I need a holiday. WTF am I doing here now? 4AM in the morning, mindlessly staring at a computer screen, tricking myself into thinking I’m actually learning something. I should probably go for a run(?) or learn to play an instrument(??) or probably just sleep like normal people do(???). No, why not write another blogpost on how to hurt yourself in a programmatic way while reading bytecode and writing python stuff? That’s right, let’s get to work folks.

Last time we tested what we learned using a simple CTF challenge. This time we will take a look at how to further manipulate memory through angr and breeze through more complex scanf() scenarios.
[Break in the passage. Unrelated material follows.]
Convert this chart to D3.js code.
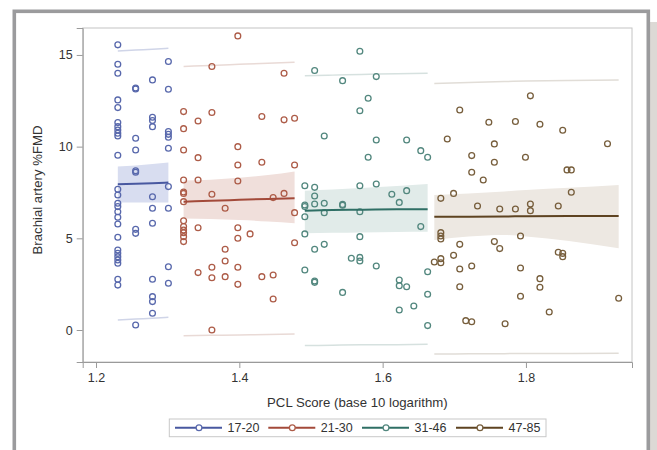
<!DOCTYPE html>
<html><head><meta charset="utf-8">
<script src="https://cdn.jsdelivr.net/npm/d3@7"></script>
<style>body{margin:0;background:#fff}svg{display:block}text{font-family:"Liberation Sans",Arial,sans-serif}</style>
</head><body><svg id="c" width="657" height="450"></svg>
<script>
// ---- data (x = log10 PCL score, y = Brachial artery %FMD) ----
const groups = ["17-20","21-30","31-46","47-85"];
const xTicks = [1.2,1.4,1.6,1.8];
const yTicks = [0,5,10,15];

const g1X = [1.2304,1.2304,1.2304,1.2304,1.2304,1.2304,1.2304,1.2304,1.2304,1.2304,1.2304,1.2304,1.2304,1.2304,1.2304,1.2304,1.2304,1.2304,1.2304,1.2304,1.2304,1.2304,1.2304,1.2304,1.2304,1.2304,
 1.2553,1.2553,1.2553,1.2553,1.2553,1.2553,1.2553,1.2553,1.2553,
 1.2788,1.2788,1.2788,1.2788,1.2788,1.2788,1.2788,1.2788,1.2788,1.2788,1.2788,
 1.3010,1.3010,1.3010,1.3010,1.3010,1.3010,1.3010,1.3010,1.3010,1.3010];
const g1Y = [15.55,14.49,14.0,12.55,12.13,11.31,11.09,10.91,10.73,10.58,9.53,7.67,7.36,6.91,6.73,6.45,6.15,5.78,5.06,4.36,4.18,4.0,3.82,3.64,2.77,2.45,
 13.2,13.15,10.46,9.82,8.68,8.6,5.49,5.27,0.27,
 13.64,11.6,11.42,11.09,7.27,6.64,5.82,2.77,1.82,1.55,0.91,
 14.64,13.13,10.82,10.67,10.51,9.91,7.82,6.64,3.45,2.55];

const g2X = [1.3222,1.3222,1.3222,1.3222,1.3222,1.3222,1.3222,1.3222,1.3222,1.3222,1.3222,1.3222,1.3222,
 1.3424,1.3424,1.3424,1.3424,1.3424,
 1.3617,1.3617,1.3617,1.3617,1.3617,1.3617,
 1.3802,1.3802,1.3802,1.3802,
 1.3979,1.3979,1.3979,1.3979,1.3979,1.3979,1.3979,1.3979,
 1.4150,
 1.4314,1.4314,1.4314,
 1.4472,1.4472,1.4472,
 1.4624,1.4624,1.4624,
 1.4771,1.4771,1.4771,1.4771];
const g2Y = [11.91,10.98,9.82,8.18,7.53,7.45,7.0,5.96,5.64,5.45,5.31,5.09,4.82,
 11.4,9.4,8.18,5.58,3.13,
 14.37,11.86,7.4,3.42,2.85,0.0,
 6.64,4.4,3.76,2.91,
 16.04,10.0,9.0,8.13,5.58,5.0,3.42,2.49,
 5.24,
 11.64,9.15,2.91,
 7.22,3.0,1.69,
 14.0,11.46,7.45,
 11.55,9.0,6.4,4.76];

const g3X = [1.4914,1.4914,1.4914,1.4914,1.4914,1.4914,
 1.5051,1.5051,1.5051,1.5051,1.5051,1.5051,1.5051,
 1.5185,1.5185,1.5185,1.5185,
 1.5441,1.5441,1.5441,1.5441,
 1.5563,
 1.5682,1.5682,1.5682,1.5682,1.5682,1.5682,1.5682,
 1.5798,1.5798,
 1.5911,1.5911,1.5911,1.5911,
 1.6128,
 1.6232,1.6232,1.6232,1.6232,
 1.6335,1.6335,1.6335,
 1.6435,
 1.6532,1.6532,
 1.6628,1.6628,1.6628,1.6628];
const g3Y = [7.87,6.82,6.73,6.18,5.24,3.27,
 14.15,7.78,7.31,6.87,4.4,2.67,2.6,
 10.58,6.91,6.4,4.67,
 13.6,6.85,6.8,2.05,
 3.91,
 15.2,11.96,7.87,6.45,5.09,3.96,3.76,
 12.64,9.42,
 13.82,10.36,7.96,3.49,
 7.4,
 6.96,2.73,2.42,1.09,
 10.36,7.6,2.36,
 1.31,
 9.78,5.64,
 9.42,3.18,1.95,0.24];

const g4X = [1.6721,
 1.6812,1.6812,1.6812,1.6812,1.6812,1.6812,
 1.6902,
 1.6990,1.6990,
 1.7076,1.7076,1.7076,1.7076,
 1.7160,
 1.7243,1.7243,1.7243,1.7243,
 1.7324,1.7404,1.7482,
 1.7559,1.7559,1.7559,
 1.7634,1.7634,
 1.7709,
 1.7853,1.7853,
 1.7924,1.7924,1.7924,
 1.7993,
 1.8062,1.8062,1.8062,
 1.8195,1.8195,1.8195,
 1.8325,
 1.8451,1.8451,
 1.8513,1.8513,1.8513,
 1.8573,
 1.8633,1.8633,
 1.9138,1.9294];
const g4Y = [3.71,
 7.18,5.31,5.13,4.96,3.89,3.67,
 10.42,
 7.45,4.07,
 12.0,4.67,3.33,2.36,
 0.51,
 9.51,8.6,3.49,0.45,
 6.76,8.18,11.33,
 10.15,9.15,4.82,
 6.6,4.44,
 0.34,
 11.37,6.6,
 5.13,3.38,1.84,
 9.42,
 12.77,6.87,6.51,
 11.22,2.8,2.33,
 0.98,
 6.76,4.24,
 10.89,4.18,4.0,
 8.73,
 8.73,7.51,
 10.16,1.73];

// fitted line, confidence band and prediction limits per group
const fit1X = [1.2304,1.2553,1.2788,1.3010];
const fit1 = [7.95,7.97,8.0,8.04];
const clmU1 = [8.91,8.97,9.05,9.13];
const clmL1 = [6.95,6.95,6.95,6.95];
const clU1 = [15.22,15.27,15.31,15.36];
const clL1 = [0.55,0.6,0.64,0.69];

const fit2X = [1.3222,1.36,1.40,1.44,1.4771];
const fit2 = [7.0,7.05,7.1,7.15,7.18];
const clmU2 = [8.16,8.2,8.3,8.45,8.65];
const clmL2 = [6.08,6.05,6.0,5.92,5.82];
const clU2 = [14.37,14.43,14.49,14.55,14.6];
const clL2 = [-0.31,-0.29,-0.27,-0.24,-0.22];

const fit3X = [1.4914,1.53,1.57,1.62,1.6628];
const fit3 = [6.51,6.55,6.56,6.58,6.58];
const clmU3 = [7.6,7.66,7.75,7.86,7.96];
const clmL3 = [5.27,5.3,5.32,5.35,5.36];
const clU3 = [13.87,13.9,13.94,13.97,14.0];
const clL3 = [-0.85,-0.83,-0.81,-0.8,-0.78];

const fit4X = [1.6721,1.72,1.77,1.80,1.86,1.9294];
const fit4 = [6.18,6.18,6.19,6.21,6.22,6.22];
const clmU4 = [7.36,7.45,7.56,7.64,7.76,7.91];
const clmL4 = [4.91,5.1,5.18,5.1,4.85,4.46];
const clU4 = [13.45,13.5,13.55,13.58,13.61,13.64];
const clL4 = [-1.31,-1.3,-1.29,-1.28,-1.28,-1.27];

// ---- drawing ----
const markerCol = ["#5868ac","#ad5c48","#52877e","#775e3c"];
const lineCol = ["#4858a0","#a34a3a","#2f6f65","#5e4321"];
const bandCol = ["#d8ddf0","#f0dfdb","#e1ebe9","#ede8e2"];
const piCol = ["#d0d5e8","#e9dad6","#d6e1df","#e1ddd7"];

const svg = d3.select("#c");
const L = 82.7, R = 632, T = 28, B = 362;
const x = d3.scaleLinear().domain([1.1814,1.948]).range([L,R]);
const y = d3.scaleLinear().domain([-1.745,16.47]).range([B,T]);

// outer frame
svg.append("rect").attr("x",650).attr("y",22).attr("width",7).attr("height",428).attr("fill","#dcd9d5");
svg.append("rect").attr("x",14.3).attr("y",11.3).attr("width",634).attr("height",470)
  .attr("fill","#fff").attr("stroke","#9b9b9d").attr("stroke-width",3.6);

// plot border
svg.append("rect").attr("x",L).attr("y",T).attr("width",R-L).attr("height",B-T)
  .attr("fill","#fff").attr("stroke","#c4c4c4").attr("stroke-width",1);

const pts = [[g1X,g1Y],[g2X,g2Y],[g3X,g3Y],[g4X,g4Y]];
const fits = [
  [fit1X,fit1,clmU1,clmL1,clU1,clL1],
  [fit2X,fit2,clmU2,clmL2,clU2,clL2],
  [fit3X,fit3,clmU3,clmL3,clU3,clL3],
  [fit4X,fit4,clmU4,clmL4,clU4,clL4]];

const curve = d3.curveMonotoneX;
fits.forEach((f,i)=>{
  const d = f[0].map((xv,k)=>({x:xv,fit:f[1][k],u:f[2][k],l:f[3][k],pu:f[4][k],pl:f[5][k]}));
  svg.append("path").datum(d).attr("fill",bandCol[i])
    .attr("d",d3.area().curve(curve).x(p=>x(p.x)).y0(p=>y(p.l)).y1(p=>y(p.u)));
  ["pu","pl"].forEach(k=>{
    svg.append("path").datum(d).attr("fill","none").attr("stroke",piCol[i]).attr("stroke-width",1.5)
      .attr("d",d3.line().curve(curve).x(p=>x(p.x)).y(p=>y(p[k])));
  });
});

pts.forEach((p,i)=>{
  svg.append("g").selectAll("circle").data(p[0].map((xv,k)=>[xv,p[1][k]])).join("circle")
    .attr("cx",d=>x(d[0])).attr("cy",d=>y(d[1])).attr("r",2.9)
    .attr("fill","none").attr("stroke",markerCol[i]).attr("stroke-width",1.3);
});

fits.forEach((f,i)=>{
  const d = f[0].map((xv,k)=>({x:xv,fit:f[1][k]}));
  svg.append("path").datum(d).attr("fill","none").attr("stroke",lineCol[i]).attr("stroke-width",2)
    .attr("d",d3.line().curve(curve).x(p=>x(p.x)).y(p=>y(p.fit)));
});

// axes
const ya = svg.append("g").attr("transform",`translate(${L},0)`)
  .call(d3.axisLeft(y).tickValues(yTicks).tickSize(6).tickPadding(4).tickFormat(d3.format("d")));
const xa = svg.append("g").attr("transform",`translate(0,${B})`)
  .call(d3.axisBottom(x).tickValues(xTicks).tickSize(6).tickPadding(5).tickFormat(d3.format(".1f")));
[ya,xa].forEach(a=>{
  a.select(".domain").attr("stroke","#9a9a9a");
  a.selectAll(".tick line").attr("stroke","#9a9a9a");
  a.selectAll(".tick text").attr("fill","#333").attr("font-size",12.5)
    .attr("font-family",'"Liberation Sans",Arial,sans-serif');
});

svg.append("text").attr("x",(L+R)/2).attr("y",406.5).attr("text-anchor","middle")
  .attr("font-size",13.2).attr("fill","#333").text("PCL Score (base 10 logarithm)");
svg.append("text").attr("transform",`translate(41.5,${(T+B)/2-5}) rotate(-90)`).attr("text-anchor","middle")
  .attr("font-size",13.2).attr("fill","#333").text("Brachial artery %FMD");

// legend
svg.append("rect").attr("x",169.3).attr("y",419).attr("width",376.7).attr("height",17.7)
  .attr("fill","#fff").attr("stroke","#c8c8c8");
const legX = [175,268.3,362,456];
groups.forEach((g,i)=>{
  const lx = legX[i], ly = 427.8;
  svg.append("line").attr("x1",lx).attr("x2",lx+47).attr("y1",ly).attr("y2",ly)
    .attr("stroke",lineCol[i]).attr("stroke-width",2);
  svg.append("circle").attr("cx",lx+24).attr("cy",ly).attr("r",2.9)
    .attr("fill","#fff").attr("stroke",markerCol[i]).attr("stroke-width",1.3);
  svg.append("text").attr("x",lx+52.5).attr("y",ly+4.4).attr("font-size",12.5).attr("fill","#333").text(g);
});
</script></body></html>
We will also see how to handle the (in)famous malloc().

05_angr_symbolic_memory

Before we start editing the scaffold05.py let’s have a look at the binary with Binary Ninja. Here’s main()

angr5_0

Not too complex luckily, let’s dissect it. We can see that the first block sets up the stack and calls scanf(). We know that it takes as input a format string and a number of arguments that depends on the format string. The calling convention used here (cdecl) dictates that the arguments of a functions should be pushed on the stack from right to left, so we know that the last parameter pushed on the stack right before calling scanf() will be the format string itself, which in this case is %8s %8s %8s %8s.
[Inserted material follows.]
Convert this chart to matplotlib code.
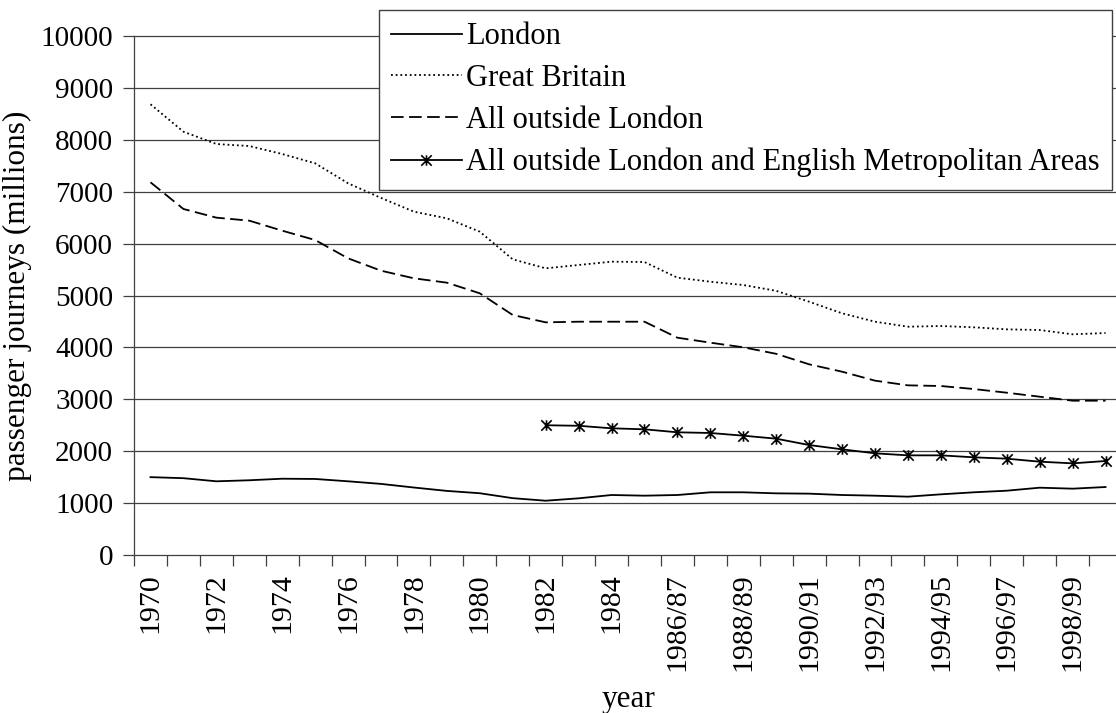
import numpy as np
import matplotlib
matplotlib.use('Agg')
import matplotlib.pyplot as plt
from matplotlib.path import Path

plt.rcParams['font.family'] = ['Liberation Serif', 'DejaVu Serif']

years = ['1970', '1971', '1972', '1973', '1974', '1975', '1976', '1977',
         '1978', '1979', '1980', '1981', '1982', '1983', '1984', '1985/86',
         '1986/87', '1987/88', '1988/89', '1989/90', '1990/91', '1991/92',
         '1992/93', '1993/94', '1994/95', '1995/96', '1996/97', '1997/98',
         '1998/99', '1999/00']

london = [1500, 1480, 1420, 1440, 1470, 1465, 1420, 1370, 1300, 1235,
          1190, 1095, 1046, 1092, 1156, 1143, 1156, 1208, 1208, 1188,
          1182, 1156, 1143, 1124, 1169, 1208, 1239, 1297, 1278, 1310]

great_britain = [8684, 8156, 7919, 7880, 7726, 7547, 7162, 6880, 6615, 6487,
                 6229, 5697, 5524, 5588, 5652, 5645, 5343, 5266, 5202, 5090,
                 4880, 4657, 4495, 4399, 4412, 4387, 4348, 4335, 4252, 4277]

outside_london = [7181, 6667, 6500, 6442, 6249, 6069, 5716, 5478, 5331, 5247,
                  5042, 4624, 4483, 4495, 4495, 4495, 4187, 4091, 4002, 3876,
                  3674, 3532, 3359, 3269, 3256, 3198, 3127, 3050, 2973, 2973]

# no figures before 1982
outside_metro = [None] * 12 + [2500, 2490, 2441, 2422, 2364, 2351, 2299,
                               2241, 2119, 2036, 1959, 1920, 1920, 1882,
                               1856, 1798, 1766, 1811]

# excel style star: x with a vertical bar
star = Path([(0, -1), (0, 1), (-1, -1), (1, 1), (-1, 1), (1, -1)],
            [Path.MOVETO, Path.LINETO] * 3)

x = np.arange(len(years))
metro = np.array([np.nan if v is None else v for v in outside_metro], float)

fig = plt.figure(figsize=(11.16, 7.13), dpi=100)
ax = fig.add_axes([0.1201, 0.2216, 0.8853, 0.7279])

grey = '#404040'
for v in range(1000, 10001, 1000):
    ax.axhline(v, color=grey, lw=0.9, zorder=1, clip_on=False)

ax.plot(x, london, color='black', lw=1.3, label='London', zorder=3)
ax.plot(x, great_britain, color='black', lw=1.3, linestyle=(0, (1, 1.6)),
        label='Great Britain', zorder=3)
ax.plot(x, outside_london, color='black', lw=1.3, linestyle=(0, (7, 3)),
        label='All outside London', zorder=3)
ax.plot(x, metro, color='black', lw=1.3, marker=star, markersize=7.5,
        markeredgewidth=1.2, markerfacecolor='none',
        label='All outside London and English Metropolitan Areas', zorder=3)

ax.set_xlim(-0.5, len(years) - 0.5)
ax.set_ylim(0, 10000)
ax.set_yticks(range(0, 10001, 1000))
ax.tick_params(axis='y', direction='out', length=8, width=0.9, color=grey,
               labelsize=21, pad=7)

ax.set_xticks(np.arange(-0.5, len(years)))
ax.set_xticklabels([])
ax.set_xticks(x[::2], minor=True)
ax.set_xticklabels(years[::2], minor=True, rotation=90, va='top', ha='center')
ax.tick_params(axis='x', which='major', direction='out', length=8, width=0.9,
               color=grey)
ax.tick_params(axis='x', which='minor', length=0, labelsize=21.5, pad=13)

for side in ['top', 'right']:
    ax.spines[side].set_visible(False)
for side in ['left', 'bottom']:
    ax.spines[side].set_color(grey)
    ax.spines[side].set_linewidth(0.9)

ax.set_ylabel('passenger journeys (millions)', fontsize=22.5, labelpad=6)
ax.set_xlabel('year', fontsize=22.5, labelpad=10)

leg = ax.legend(loc='upper left', bbox_to_anchor=(0.248, 0.5, 0.742, 0.55),
                mode='expand', borderaxespad=0, fontsize=22,
                handlelength=2.3, handletextpad=0.16, labelspacing=0.42,
                borderpad=0.4, fancybox=False, framealpha=1, numpoints=1)
leg.get_frame().set_edgecolor(grey)
leg.get_frame().set_linewidth(1.0)

fig.savefig('out.png', dpi=100)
Based on the format string we can deduce there are four arguments, and indeed four addresses are pushed on the stack before the format string. Remember that, as we said before, the arguments are pushed on the stack backwards, and that means that the first address to be pushed will be filled by the fourth %8s. Interestingly Binary Ninja tells us that user_input is pushed on the stack right before the format string, that happens because apparently it failed to recognize the three addresses preceding it as other user inputs.

angr5_1

Let’s take note of these four addresses (the three shown and the address of user_input which is 0xA1BA1C0). Now we know the binary takes four 8-byte-long strings as input, let’s see how they are manipulated.

angr5_2

Here we can see that something like a for loop starts: the value 0x0 is moved into a local variable pointed by [EBP - 0xC], then the content of this variable is compared to the value 0x1F (31 in decimal), and if the variable is less or equal to 0x1F it jumps to the following code.

angr5_3

You see it? The for loop. At the end of this block the variable [EBP - 0xC] is incremented by 1. This means our loop starts at 0x0 and ends at 0x1F. From 0 to 31 we have 32 iterations. That makes sense, something is iterating on our input, which is composed of 32 bytes (four 8-byte-long strings). Basically what this loop does is it takes every byte in our input and it applies complex_function() to it. Let’s have a look at complex_function() then.

angr5_4

Without losing too much time on reversing it, we can see it does a series of binary mathe-magical operations to our byte and then returns. If you pay attention to the highlighted code block you can see that this function can branch, print “Try again.”, and kill the process in some case. We don’t like that, so we have to remember to avoid this branch later with angr. Time to head back to main() and see what happens after the loop ends.

angr5_5

And here’s the key: our input, after being manipulated, is compared to the string "NJPURZPCDYEAXCSJZJMPSOMBFDDLHBVN". If the two strings match then we have “Good Job.” printed, otherwise the program prints “Try again.” like in complex_function(). Let’s do a quick recap of what we know so far:

  1. the binary takes as input four 8-byte-long strings
  2. the strings reside at the following addresses [0xA1BA1C0, 0xA1BA1C8, 0xA1BA1D0, 0xA1BA1D8]
  3. a loop manipulates the strings through complex_function()
  4. the output of the loop is compared to "NJPURZPCDYEAXCSJZJMPSOMBFDDLHBVN"
  5. if the two strings match “Good Job.” is printed
  6. both complex_function() and main() can lead to “Try again.”
  7. in “Shutter Island” Leonardo DiCaprio is a crazy man and he is imagining everything

Alright, we now have enough information to start working on the solution, let’s open scaffold05.py

import angr
import claripy
import sys

def main(argv):
  path_to_binary = argv[1]
  project = angr.Project(path_to_binary)

  start_address = ???
  initial_state = project.factory.blank_state(addr=start_address)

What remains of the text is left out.